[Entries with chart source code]
···

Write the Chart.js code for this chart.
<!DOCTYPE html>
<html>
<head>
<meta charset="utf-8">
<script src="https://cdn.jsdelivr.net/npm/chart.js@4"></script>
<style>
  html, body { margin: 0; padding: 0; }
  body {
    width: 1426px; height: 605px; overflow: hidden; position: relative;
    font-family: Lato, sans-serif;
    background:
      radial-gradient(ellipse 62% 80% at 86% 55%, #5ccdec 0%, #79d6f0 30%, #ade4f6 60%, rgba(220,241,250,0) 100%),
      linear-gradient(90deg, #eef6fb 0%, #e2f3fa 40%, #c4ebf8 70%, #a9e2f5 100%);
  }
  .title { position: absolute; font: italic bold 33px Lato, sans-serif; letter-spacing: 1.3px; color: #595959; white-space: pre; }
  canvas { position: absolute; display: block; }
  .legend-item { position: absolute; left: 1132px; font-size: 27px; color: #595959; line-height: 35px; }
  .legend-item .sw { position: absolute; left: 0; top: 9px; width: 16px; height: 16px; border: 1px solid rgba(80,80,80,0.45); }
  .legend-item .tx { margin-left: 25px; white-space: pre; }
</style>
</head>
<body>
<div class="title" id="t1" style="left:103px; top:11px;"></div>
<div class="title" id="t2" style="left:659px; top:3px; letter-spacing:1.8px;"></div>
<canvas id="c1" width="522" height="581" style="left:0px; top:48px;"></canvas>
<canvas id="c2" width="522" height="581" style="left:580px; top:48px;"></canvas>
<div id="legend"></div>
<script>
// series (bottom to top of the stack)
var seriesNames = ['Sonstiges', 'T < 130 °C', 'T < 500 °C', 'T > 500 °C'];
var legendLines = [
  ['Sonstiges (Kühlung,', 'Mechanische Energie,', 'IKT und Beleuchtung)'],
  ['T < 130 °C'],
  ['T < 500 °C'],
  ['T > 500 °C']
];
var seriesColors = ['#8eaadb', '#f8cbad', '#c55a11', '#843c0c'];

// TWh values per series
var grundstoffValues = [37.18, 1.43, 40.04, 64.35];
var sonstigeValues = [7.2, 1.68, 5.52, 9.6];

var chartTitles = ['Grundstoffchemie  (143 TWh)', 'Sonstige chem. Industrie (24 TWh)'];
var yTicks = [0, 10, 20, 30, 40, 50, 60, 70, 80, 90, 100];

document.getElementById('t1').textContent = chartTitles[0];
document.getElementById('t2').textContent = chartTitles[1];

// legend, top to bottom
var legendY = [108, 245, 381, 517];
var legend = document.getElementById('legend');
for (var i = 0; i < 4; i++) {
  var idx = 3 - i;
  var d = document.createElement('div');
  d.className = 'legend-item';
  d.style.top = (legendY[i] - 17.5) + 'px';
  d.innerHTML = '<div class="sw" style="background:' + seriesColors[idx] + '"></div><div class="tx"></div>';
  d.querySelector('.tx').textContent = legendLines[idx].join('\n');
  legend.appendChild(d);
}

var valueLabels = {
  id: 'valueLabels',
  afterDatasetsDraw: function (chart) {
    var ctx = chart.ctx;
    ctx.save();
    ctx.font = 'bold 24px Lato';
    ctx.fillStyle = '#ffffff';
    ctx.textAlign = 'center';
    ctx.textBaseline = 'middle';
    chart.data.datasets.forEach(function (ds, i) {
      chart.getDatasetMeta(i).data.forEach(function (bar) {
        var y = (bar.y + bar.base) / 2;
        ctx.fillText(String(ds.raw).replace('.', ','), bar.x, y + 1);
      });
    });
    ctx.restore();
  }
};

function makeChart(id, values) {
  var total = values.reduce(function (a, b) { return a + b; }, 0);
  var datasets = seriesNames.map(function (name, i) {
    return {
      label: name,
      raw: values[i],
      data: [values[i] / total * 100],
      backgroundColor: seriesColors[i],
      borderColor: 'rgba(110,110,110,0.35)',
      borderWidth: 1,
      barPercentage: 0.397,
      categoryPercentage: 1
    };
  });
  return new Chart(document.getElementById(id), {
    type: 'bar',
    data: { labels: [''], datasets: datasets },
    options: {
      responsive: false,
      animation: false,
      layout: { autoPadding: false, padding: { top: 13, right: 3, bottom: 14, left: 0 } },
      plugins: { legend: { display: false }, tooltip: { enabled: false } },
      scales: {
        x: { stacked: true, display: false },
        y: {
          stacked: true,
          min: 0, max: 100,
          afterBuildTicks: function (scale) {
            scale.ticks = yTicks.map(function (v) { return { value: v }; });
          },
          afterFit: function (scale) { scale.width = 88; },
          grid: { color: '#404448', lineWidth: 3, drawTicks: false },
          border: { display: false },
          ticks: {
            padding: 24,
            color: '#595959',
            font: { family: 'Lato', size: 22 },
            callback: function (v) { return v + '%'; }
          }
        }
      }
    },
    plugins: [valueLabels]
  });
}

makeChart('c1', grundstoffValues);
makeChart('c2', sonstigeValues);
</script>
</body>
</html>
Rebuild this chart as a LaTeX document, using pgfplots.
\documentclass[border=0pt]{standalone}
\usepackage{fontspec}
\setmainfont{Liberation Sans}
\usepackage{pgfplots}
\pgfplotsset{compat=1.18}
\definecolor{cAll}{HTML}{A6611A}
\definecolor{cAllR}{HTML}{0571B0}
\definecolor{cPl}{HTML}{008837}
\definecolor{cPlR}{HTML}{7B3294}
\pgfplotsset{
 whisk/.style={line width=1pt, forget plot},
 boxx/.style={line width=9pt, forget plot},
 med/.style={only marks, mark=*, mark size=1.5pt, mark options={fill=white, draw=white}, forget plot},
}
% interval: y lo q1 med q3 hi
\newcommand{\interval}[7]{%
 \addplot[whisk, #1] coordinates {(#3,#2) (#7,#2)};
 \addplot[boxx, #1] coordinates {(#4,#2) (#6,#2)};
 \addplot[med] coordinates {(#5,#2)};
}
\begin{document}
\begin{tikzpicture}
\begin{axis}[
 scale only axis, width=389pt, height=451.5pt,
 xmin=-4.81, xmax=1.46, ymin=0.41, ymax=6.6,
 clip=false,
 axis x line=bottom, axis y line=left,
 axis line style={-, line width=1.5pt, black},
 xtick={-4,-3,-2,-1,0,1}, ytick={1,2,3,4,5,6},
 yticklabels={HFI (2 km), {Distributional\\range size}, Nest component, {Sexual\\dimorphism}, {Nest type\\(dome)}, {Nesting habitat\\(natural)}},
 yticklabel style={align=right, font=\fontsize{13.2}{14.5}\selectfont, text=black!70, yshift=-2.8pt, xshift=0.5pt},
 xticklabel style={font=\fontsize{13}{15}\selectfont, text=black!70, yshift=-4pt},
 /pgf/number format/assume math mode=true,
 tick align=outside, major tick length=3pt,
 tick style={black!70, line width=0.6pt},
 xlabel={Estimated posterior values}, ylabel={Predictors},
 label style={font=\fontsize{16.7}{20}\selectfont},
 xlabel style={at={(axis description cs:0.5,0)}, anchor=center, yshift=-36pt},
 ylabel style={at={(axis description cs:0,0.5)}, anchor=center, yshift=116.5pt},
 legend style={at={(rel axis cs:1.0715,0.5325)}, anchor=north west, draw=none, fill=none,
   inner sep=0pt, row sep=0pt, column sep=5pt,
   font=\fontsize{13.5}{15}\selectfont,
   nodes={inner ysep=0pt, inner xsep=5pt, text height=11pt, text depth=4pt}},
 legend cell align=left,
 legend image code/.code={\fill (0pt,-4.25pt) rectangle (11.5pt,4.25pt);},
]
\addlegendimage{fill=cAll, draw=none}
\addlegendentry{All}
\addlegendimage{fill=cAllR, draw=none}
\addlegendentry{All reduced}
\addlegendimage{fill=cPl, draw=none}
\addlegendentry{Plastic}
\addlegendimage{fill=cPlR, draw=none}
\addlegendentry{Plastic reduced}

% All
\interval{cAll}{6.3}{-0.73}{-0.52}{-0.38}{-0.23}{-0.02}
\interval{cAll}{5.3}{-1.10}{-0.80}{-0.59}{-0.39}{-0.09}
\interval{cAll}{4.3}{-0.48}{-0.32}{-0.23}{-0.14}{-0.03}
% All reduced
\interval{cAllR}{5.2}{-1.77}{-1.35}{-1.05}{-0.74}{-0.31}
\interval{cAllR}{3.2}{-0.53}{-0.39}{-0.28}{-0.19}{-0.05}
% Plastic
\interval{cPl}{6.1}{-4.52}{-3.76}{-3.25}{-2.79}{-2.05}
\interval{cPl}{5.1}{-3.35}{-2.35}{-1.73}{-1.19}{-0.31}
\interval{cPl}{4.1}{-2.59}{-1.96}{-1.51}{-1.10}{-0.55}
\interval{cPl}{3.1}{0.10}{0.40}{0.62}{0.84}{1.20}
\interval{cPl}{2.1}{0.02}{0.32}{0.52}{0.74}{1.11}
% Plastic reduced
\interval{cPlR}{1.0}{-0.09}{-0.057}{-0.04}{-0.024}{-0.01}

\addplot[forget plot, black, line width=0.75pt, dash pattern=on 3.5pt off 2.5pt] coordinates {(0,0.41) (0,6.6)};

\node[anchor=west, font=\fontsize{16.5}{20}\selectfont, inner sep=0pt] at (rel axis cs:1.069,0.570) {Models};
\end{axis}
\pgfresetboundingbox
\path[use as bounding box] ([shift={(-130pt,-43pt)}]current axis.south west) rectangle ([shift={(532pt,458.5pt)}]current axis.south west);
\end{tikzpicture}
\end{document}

···

# Task requirements
Return nothing but the lines from the first line of the listing through the line with "var seriesColors = ['#8eaadb', '#f8cbad', '#c55a11', '#843c0c'];", please, keeping every one of them unchanged.

# Result of the exercise
Write the Chart.js code for this chart.
<!DOCTYPE html>
<html>
<head>
<meta charset="utf-8">
<script src="https://cdn.jsdelivr.net/npm/chart.js@4"></script>
<style>
  html, body { margin: 0; padding: 0; }
  body {
    width: 1426px; height: 605px; overflow: hidden; position: relative;
    font-family: Lato, sans-serif;
    background:
      radial-gradient(ellipse 62% 80% at 86% 55%, #5ccdec 0%, #79d6f0 30%, #ade4f6 60%, rgba(220,241,250,0) 100%),
      linear-gradient(90deg, #eef6fb 0%, #e2f3fa 40%, #c4ebf8 70%, #a9e2f5 100%);
  }
  .title { position: absolute; font: italic bold 33px Lato, sans-serif; letter-spacing: 1.3px; color: #595959; white-space: pre; }
  canvas { position: absolute; display: block; }
  .legend-item { position: absolute; left: 1132px; font-size: 27px; color: #595959; line-height: 35px; }
  .legend-item .sw { position: absolute; left: 0; top: 9px; width: 16px; height: 16px; border: 1px solid rgba(80,80,80,0.45); }
  .legend-item .tx { margin-left: 25px; white-space: pre; }
</style>
</head>
<body>
<div class="title" id="t1" style="left:103px; top:11px;"></div>
<div class="title" id="t2" style="left:659px; top:3px; letter-spacing:1.8px;"></div>
<canvas id="c1" width="522" height="581" style="left:0px; top:48px;"></canvas>
<canvas id="c2" width="522" height="581" style="left:580px; top:48px;"></canvas>
<div id="legend"></div>
<script>
// series (bottom to top of the stack)
var seriesNames = ['Sonstiges', 'T < 130 °C', 'T < 500 °C', 'T > 500 °C'];
var legendLines = [
  ['Sonstiges (Kühlung,', 'Mechanische Energie,', 'IKT und Beleuchtung)'],
  ['T < 130 °C'],
  ['T < 500 °C'],
  ['T > 500 °C']
];
var seriesColors = ['#8eaadb', '#f8cbad', '#c55a11', '#843c0c'];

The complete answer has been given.